In recent years, microservices have been the center of attention, but that doesn’t mean monoliths are obsolete. In fact, monolithic architectures are still a valid, often strategic choice for many projects.
🧱 What is a monolith?
A monolith is a software application where all the functionality is built into a single codebase and deployed as a single unit.
That means:
- All modules (auth, payments, product catalog, UI) live in the same repo.
- The backend, frontend (in some cases), and business logic run together.
- There’s one deployment pipeline and one runtime.
It’s the traditional way software has been built, and it’s still very common, especially in startups, internal tools, and even large platforms.
🧭 Monolith vs microservices
Feature | Monolith | Microservices |
Codebase | Single shared codebase | Multiple independent repos/services |
Deployment | One artifact | Many deployments |
Data layer | Often shared | Separate per service |
Scaling | Whole app scales together | Independent service scaling |
Team structure | Centralized | Decentralized teams |
Complexity (infra/devops) | Lower | Higher |
✅ Benefits of a monolith
- Simplicity: Easy to develop, test, and deploy, especially in early stages.
- Less overhead: Fewer moving parts (e.g., no service discovery, API gateways).
- Easier debugging: One place to trace issues; local dev is straightforward.
- Tighter integration: Modules can share logic, models, and utilities directly.
- Faster to build: Less boilerplate, no network overhead between modules.
⚠️ Challenges of a monolith
- Harder to scale teams: Conflicts increase when many developers touch the same codebase.
- Deployment bottlenecks: A small change requires redeploying the whole app.
- Tightly coupled modules: Refactoring becomes harder as dependencies grow.
- Slower CI/CD: One test or build failure can block unrelated features.
- Tech lock-in: Harder to experiment with new languages or frameworks in parts of the app.
🛠️ When to use a monolith
Monoliths are a great choice when:
- You’re building a new product or MVP.
- You have a small team or solo devs.
- You want to optimize for speed, not scalability (yet).
- You don’t need independent service scaling.
- You’re focusing on domain complexity, not infra complexity.

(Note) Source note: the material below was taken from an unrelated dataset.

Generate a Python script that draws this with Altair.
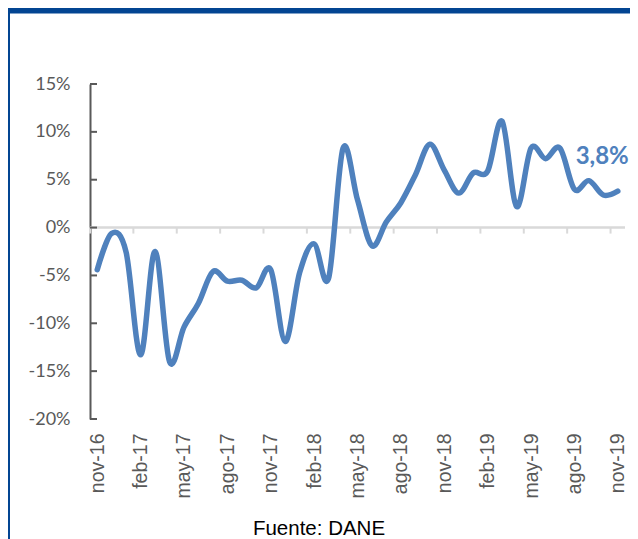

Many successful companies start with a monolith and move to microservices only when necessary (usually due to scaling teams, not code).
🔄 Monolith ≠ bad
Don’t fall into the trap of thinking monoliths are outdated or inferior.
Modern tools like:
- Modular monoliths (well-separated domains in one codebase)
- Clean architecture / hexagonal architecture
- Monorepos with feature flags and modular builds
…allow teams to scale cleanly inside a monolith.
It’s not about monolith vs microservices, it’s about the right tool at the right time.
🧠 Conclusion
Monolithic architecture is still highly relevant in today’s software landscape. While microservices offer powerful scaling patterns, monoliths are simpler, faster to build, and easier to manage especially for small to mid-sized teams and products.
If you're starting a project, a monolith is often the right move. You can always extract services later when there's a clear need, not just because it’s trendy.